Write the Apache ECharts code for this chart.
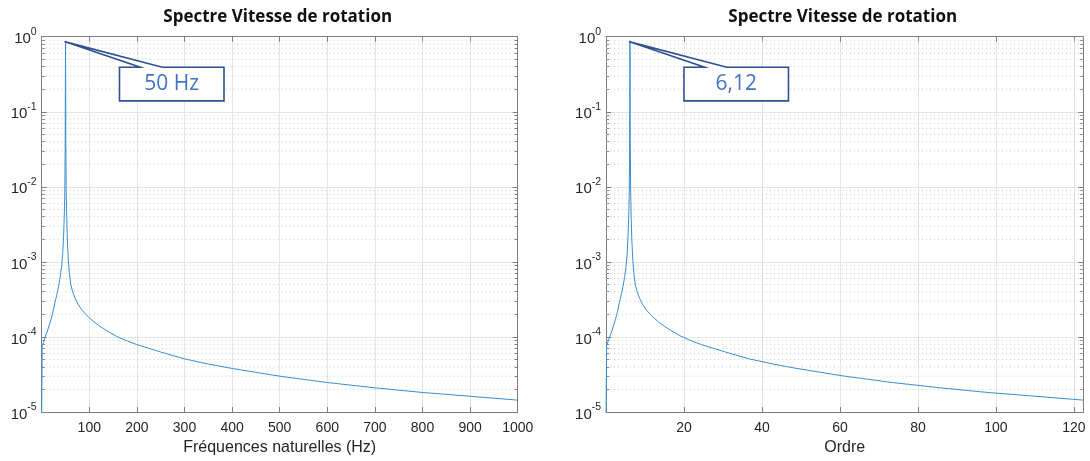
<!DOCTYPE html>
<html><head><meta charset="utf-8">
<script src="https://cdn.jsdelivr.net/npm/echarts@6/dist/echarts.min.js"></script>
<style>html,body{margin:0;padding:0;background:#fff}#c{width:1090px;height:461px}</style>
</head><body><div id="c"></div><script>
// ---- data ----
const freqHz = [0, 1, 4, 8, 12, 16, 20, 24, 28, 32, 36, 39, 42, 44, 46, 47.5, 48.5, 49.3, 50, 50.7, 51.5, 52.5, 54, 56, 58, 61, 65, 70, 76, 84, 92, 100, 110, 122, 135, 157, 180, 200, 250, 300, 350, 400, 500, 600, 700, 800, 900, 1000];
const orders = [0, 0.12, 0.49, 0.98, 1.47, 1.96, 2.45, 2.94, 3.43, 3.92, 4.41, 4.77, 5.14, 5.39, 5.63, 5.81, 5.94, 6.03, 6.12, 6.21, 6.30, 6.43, 6.61, 6.85, 7.10, 7.47, 7.96, 8.57, 9.30, 10.28, 11.26, 12.24, 13.46, 14.93, 16.52, 19.22, 22.03, 24.48, 30.60, 36.72, 42.84, 48.96, 61.20, 73.44, 85.68, 97.92, 110.16, 122.40];
const amplitude = [1e-5, 7.6e-5, 8.6e-5, 1.03e-4, 1.2e-4, 1.45e-4, 1.75e-4, 2.2e-4, 2.9e-4, 3.7e-4, 4.9e-4, 6.4e-4, 9.0e-4, 1.25e-3, 2.2e-3, 4.2e-3, 8.5e-3, 3.2e-2, 0.86, 3.2e-2, 8.5e-3, 4.0e-3, 1.9e-3, 1.05e-3, 7.2e-4, 5.0e-4, 4.0e-4, 3.3e-4, 2.75e-4, 2.3e-4, 2.02e-4, 1.8e-4, 1.58e-4, 1.39e-4, 1.23e-4, 1.02e-4, 8.8e-5, 7.9e-5, 6.3e-5, 5.1e-5, 4.35e-5, 3.8e-5, 3.0e-5, 2.47e-5, 2.1e-5, 1.82e-5, 1.62e-5, 1.44e-5];
const titles = ['Spectre Vitesse de rotation', 'Spectre Vitesse de rotation'];
const xNames = ['Fréquences naturelles (Hz)', 'Ordre'];
const xMax = [1000, 122.4];
const xInterval = [100, 20];
const peakX = [50, 6.12];
const peakAmp = 0.86;
const peakLabels = ['50 Hz', '6,12'];
const yExpMin = -5, yExpMax = 0;

// ---- layout / style ----
const grids = [
  {left: 41.7, top: 36.7, width: 476, height: 376},
  {left: 606.1, top: 36.7, width: 477.2, height: 376}
];
const AX = '#7d7d7d';
const TXT = '#262626';
const LBL_FONT = '"Liberation Sans", Arial, sans-serif';
const minorVals = [];
for (let e = yExpMin; e < yExpMax; e++) for (let m = 2; m <= 9; m++) minorVals.push(m * Math.pow(10, e));
const majorVals = [];
for (let e = yExpMin; e <= yExpMax; e++) majorVals.push(Math.pow(10, e));

const chart = echarts.init(document.getElementById('c'), null, {renderer: 'canvas'});
const xAxes = [], yAxes = [], series = [], titleArr = [];
grids.forEach((g, i) => {
  titleArr.push({text: titles[i], left: g.left + g.width / 2 - 7, top: 4, textAlign: 'center',
    textStyle: {fontFamily: '"Open Sans", sans-serif', fontWeight: 'bold', fontSize: 17, color: '#111'}});
  const xi = xInterval[i];
  xAxes.push({type: 'value', gridIndex: i, position: 'bottom', min: 0, max: xMax[i], interval: xi,
    name: xNames[i], nameLocation: 'middle', nameGap: 28,
    nameTextStyle: {fontFamily: LBL_FONT, fontSize: 16, color: TXT},
    axisLine: {lineStyle: {color: AX}}, axisTick: {inside: true, length: 5, lineStyle: {color: AX}},
    axisLabel: {fontFamily: LBL_FONT, fontSize: 14, color: TXT, margin: 9,
      formatter: v => (v === 0 || Math.abs(v / xi - Math.round(v / xi)) > 1e-6) ? '' : String(v)},
    splitLine: {show: true, lineStyle: {color: '#e4e4e4', width: 1}}});
  xAxes.push({type: 'value', gridIndex: i, position: 'top', min: 0, max: xMax[i], interval: xi,
    axisLine: {show: true, lineStyle: {color: AX}}, axisTick: {show: true, inside: true, length: 5, lineStyle: {color: AX}},
    axisLabel: {show: false}, splitLine: {show: false}});
  const logBase = {type: 'log', logBase: 10, gridIndex: i, min: Math.pow(10, yExpMin), max: Math.pow(10, yExpMax)};
  yAxes.push(Object.assign({}, logBase, {position: 'left',
    axisLine: {show: true, lineStyle: {color: AX}}, axisTick: {show: true, inside: true, length: 5, lineStyle: {color: AX}},
    axisLabel: {margin: 5, formatter: v => '{b|10}{s|' + Math.round(Math.log10(v)) + '}',
      rich: {b: {fontFamily: LBL_FONT, fontSize: 15, color: TXT, lineHeight: 20, verticalAlign: 'bottom'},
             s: {fontFamily: LBL_FONT, fontSize: 10.5, color: TXT, lineHeight: 20, verticalAlign: 'top'}}},
    splitLine: {show: true, lineStyle: {color: '#e4e4e4', width: 1}}}));
  yAxes.push(Object.assign({}, logBase, {position: 'left',
    axisLine: {show: false}, axisTick: {show: true, inside: true, length: 3, customValues: minorVals, lineStyle: {color: AX}},
    axisLabel: {show: false}, splitLine: {show: false}}));
  yAxes.push(Object.assign({}, logBase, {position: 'right',
    axisLine: {show: true, lineStyle: {color: AX}}, axisTick: {show: true, inside: true, length: 5, customValues: majorVals, lineStyle: {color: AX}},
    axisLabel: {show: false}, splitLine: {show: false}}));
  yAxes.push(Object.assign({}, logBase, {position: 'right',
    axisLine: {show: false}, axisTick: {show: true, inside: true, length: 3, customValues: minorVals, lineStyle: {color: AX}},
    axisLabel: {show: false}, splitLine: {show: false}}));
  // dotted minor grid lines (one horizontal line per minor log tick)
  minorVals.forEach(v => {
    series.push({type: 'line', xAxisIndex: 2 * i, yAxisIndex: 4 * i, data: [[0, v], [xMax[i], v]],
      showSymbol: false, silent: true, z: 1, lineStyle: {color: '#c8c8c8', type: [1, 3], width: 1}});
  });
  const xs = i === 0 ? freqHz : orders;
  const pts = xs.map((x, k) => [x, amplitude[k]]);
  series.push({type: 'line', xAxisIndex: 2 * i, yAxisIndex: 4 * i, data: pts, showSymbol: false, z: 3,
    lineStyle: {color: '#3a8ed1', width: 1}});
});

chart.setOption({animation: false, backgroundColor: '#fff', title: titleArr, grid: grids,
  xAxis: xAxes, yAxis: yAxes, series: series});

// callouts anchored to the peak of each spectrum
const graphics = [];
peakX.forEach((px, i) => {
  const tip = chart.convertToPixel({xAxisIndex: 2 * i, yAxisIndex: 4 * i}, [px, peakAmp]);
  const tx = tip[0] - 1, ty = tip[1];
  const top = ty + 25.6, bot = ty + 59.3, L = tx + 55, R = tx + 159.5;
  graphics.push({type: 'polygon', z: 100,
    shape: {points: [[L, top], [tx + 75.7, top], [tx, ty], [tx + 97.8, top], [R, top], [R, bot], [L, bot]]},
    style: {fill: '#fff', stroke: '#2F528F', lineWidth: 1.6}});
  graphics.push({type: 'text', z: 101, x: (L + R) / 2, y: (top + bot) / 2,
    style: {text: peakLabels[i], fill: '#4472C4', font: '21px "Open Sans", sans-serif', align: 'center', verticalAlign: 'middle'}});
});
chart.setOption({graphic: graphics});
</script></body></html>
====
▸ **TO DO**
Leave out all pictures, then copy the remaining material exactly.

▸ **PROBLEM SOLUTION**
Write the Apache ECharts code for this chart.
<!DOCTYPE html>
<html><head><meta charset="utf-8">
<script src="https://cdn.jsdelivr.net/npm/echarts@6/dist/echarts.min.js"></script>
<style>html,body{margin:0;padding:0;background:#fff}#c{width:1090px;height:461px}</style>
</head><body><div id="c"></div><script>
// ---- data ----
const freqHz = [0, 1, 4, 8, 12, 16, 20, 24, 28, 32, 36, 39, 42, 44, 46, 47.5, 48.5, 49.3, 50, 50.7, 51.5, 52.5, 54, 56, 58, 61, 65, 70, 76, 84, 92, 100, 110, 122, 135, 157, 180, 200, 250, 300, 350, 400, 500, 600, 700, 800, 900, 1000];
const orders = [0, 0.12, 0.49, 0.98, 1.47, 1.96, 2.45, 2.94, 3.43, 3.92, 4.41, 4.77, 5.14, 5.39, 5.63, 5.81, 5.94, 6.03, 6.12, 6.21, 6.30, 6.43, 6.61, 6.85, 7.10, 7.47, 7.96, 8.57, 9.30, 10.28, 11.26, 12.24, 13.46, 14.93, 16.52, 19.22, 22.03, 24.48, 30.60, 36.72, 42.84, 48.96, 61.20, 73.44, 85.68, 97.92, 110.16, 122.40];
const amplitude = [1e-5, 7.6e-5, 8.6e-5, 1.03e-4, 1.2e-4, 1.45e-4, 1.75e-4, 2.2e-4, 2.9e-4, 3.7e-4, 4.9e-4, 6.4e-4, 9.0e-4, 1.25e-3, 2.2e-3, 4.2e-3, 8.5e-3, 3.2e-2, 0.86, 3.2e-2, 8.5e-3, 4.0e-3, 1.9e-3, 1.05e-3, 7.2e-4, 5.0e-4, 4.0e-4, 3.3e-4, 2.75e-4, 2.3e-4, 2.02e-4, 1.8e-4, 1.58e-4, 1.39e-4, 1.23e-4, 1.02e-4, 8.8e-5, 7.9e-5, 6.3e-5, 5.1e-5, 4.35e-5, 3.8e-5, 3.0e-5, 2.47e-5, 2.1e-5, 1.82e-5, 1.62e-5, 1.44e-5];
const titles = ['Spectre Vitesse de rotation', 'Spectre Vitesse de rotation'];
const xNames = ['Fréquences naturelles (Hz)', 'Ordre'];
const xMax = [1000, 122.4];
const xInterval = [100, 20];
const peakX = [50, 6.12];
const peakAmp = 0.86;
const peakLabels = ['50 Hz', '6,12'];
const yExpMin = -5, yExpMax = 0;

// ---- layout / style ----
const grids = [
  {left: 41.7, top: 36.7, width: 476, height: 376},
  {left: 606.1, top: 36.7, width: 477.2, height: 376}
];
const AX = '#7d7d7d';
const TXT = '#262626';
const LBL_FONT = '"Liberation Sans", Arial, sans-serif';
const minorVals = [];
for (let e = yExpMin; e < yExpMax; e++) for (let m = 2; m <= 9; m++) minorVals.push(m * Math.pow(10, e));
const majorVals = [];
for (let e = yExpMin; e <= yExpMax; e++) majorVals.push(Math.pow(10, e));

const chart = echarts.init(document.getElementById('c'), null, {renderer: 'canvas'});
const xAxes = [], yAxes = [], series = [], titleArr = [];
grids.forEach((g, i) => {
  titleArr.push({text: titles[i], left: g.left + g.width / 2 - 7, top: 4, textAlign: 'center',
    textStyle: {fontFamily: '"Open Sans", sans-serif', fontWeight: 'bold', fontSize: 17, color: '#111'}});
  const xi = xInterval[i];
  xAxes.push({type: 'value', gridIndex: i, position: 'bottom', min: 0, max: xMax[i], interval: xi,
    name: xNames[i], nameLocation: 'middle', nameGap: 28,
    nameTextStyle: {fontFamily: LBL_FONT, fontSize: 16, color: TXT},
    axisLine: {lineStyle: {color: AX}}, axisTick: {inside: true, length: 5, lineStyle: {color: AX}},
    axisLabel: {fontFamily: LBL_FONT, fontSize: 14, color: TXT, margin: 9,
      formatter: v => (v === 0 || Math.abs(v / xi - Math.round(v / xi)) > 1e-6) ? '' : String(v)},
    splitLine: {show: true, lineStyle: {color: '#e4e4e4', width: 1}}});
  xAxes.push({type: 'value', gridIndex: i, position: 'top', min: 0, max: xMax[i], interval: xi,
    axisLine: {show: true, lineStyle: {color: AX}}, axisTick: {show: true, inside: true, length: 5, lineStyle: {color: AX}},
    axisLabel: {show: false}, splitLine: {show: false}});
  const logBase = {type: 'log', logBase: 10, gridIndex: i, min: Math.pow(10, yExpMin), max: Math.pow(10, yExpMax)};
  yAxes.push(Object.assign({}, logBase, {position: 'left',
    axisLine: {show: true, lineStyle: {color: AX}}, axisTick: {show: true, inside: true, length: 5, lineStyle: {color: AX}},
    axisLabel: {margin: 5, formatter: v => '{b|10}{s|' + Math.round(Math.log10(v)) + '}',
      rich: {b: {fontFamily: LBL_FONT, fontSize: 15, color: TXT, lineHeight: 20, verticalAlign: 'bottom'},
             s: {fontFamily: LBL_FONT, fontSize: 10.5, color: TXT, lineHeight: 20, verticalAlign: 'top'}}},
    splitLine: {show: true, lineStyle: {color: '#e4e4e4', width: 1}}}));
  yAxes.push(Object.assign({}, logBase, {position: 'left',
    axisLine: {show: false}, axisTick: {show: true, inside: true, length: 3, customValues: minorVals, lineStyle: {color: AX}},
    axisLabel: {show: false}, splitLine: {show: false}}));
  yAxes.push(Object.assign({}, logBase, {position: 'right',
    axisLine: {show: true, lineStyle: {color: AX}}, axisTick: {show: true, inside: true, length: 5, customValues: majorVals, lineStyle: {color: AX}},
    axisLabel: {show: false}, splitLine: {show: false}}));
  yAxes.push(Object.assign({}, logBase, {position: 'right',
    axisLine: {show: false}, axisTick: {show: true, inside: true, length: 3, customValues: minorVals, lineStyle: {color: AX}},
    axisLabel: {show: false}, splitLine: {show: false}}));
  // dotted minor grid lines (one horizontal line per minor log tick)
  minorVals.forEach(v => {
    series.push({type: 'line', xAxisIndex: 2 * i, yAxisIndex: 4 * i, data: [[0, v], [xMax[i], v]],
      showSymbol: false, silent: true, z: 1, lineStyle: {color: '#c8c8c8', type: [1, 3], width: 1}});
  });
  const xs = i === 0 ? freqHz : orders;
  const pts = xs.map((x, k) => [x, amplitude[k]]);
  series.push({type: 'line', xAxisIndex: 2 * i, yAxisIndex: 4 * i, data: pts, showSymbol: false, z: 3,
    lineStyle: {color: '#3a8ed1', width: 1}});
});

chart.setOption({animation: false, backgroundColor: '#fff', title: titleArr, grid: grids,
  xAxis: xAxes, yAxis: yAxes, series: series});

// callouts anchored to the peak of each spectrum
const graphics = [];
peakX.forEach((px, i) => {
  const tip = chart.convertToPixel({xAxisIndex: 2 * i, yAxisIndex: 4 * i}, [px, peakAmp]);
  const tx = tip[0] - 1, ty = tip[1];
  const top = ty + 25.6, bot = ty + 59.3, L = tx + 55, R = tx + 159.5;
  graphics.push({type: 'polygon', z: 100,
    shape: {points: [[L, top], [tx + 75.7, top], [tx, ty], [tx + 97.8, top], [R, top], [R, bot], [L, bot]]},
    style: {fill: '#fff', stroke: '#2F528F', lineWidth: 1.6}});
  graphics.push({type: 'text', z: 101, x: (L + R) / 2, y: (top + bot) / 2,
    style: {text: peakLabels[i], fill: '#4472C4', font: '21px "Open Sans", sans-serif', align: 'center', verticalAlign: 'middle'}});
});
chart.setOption({graphic: graphics});
</script></body></html>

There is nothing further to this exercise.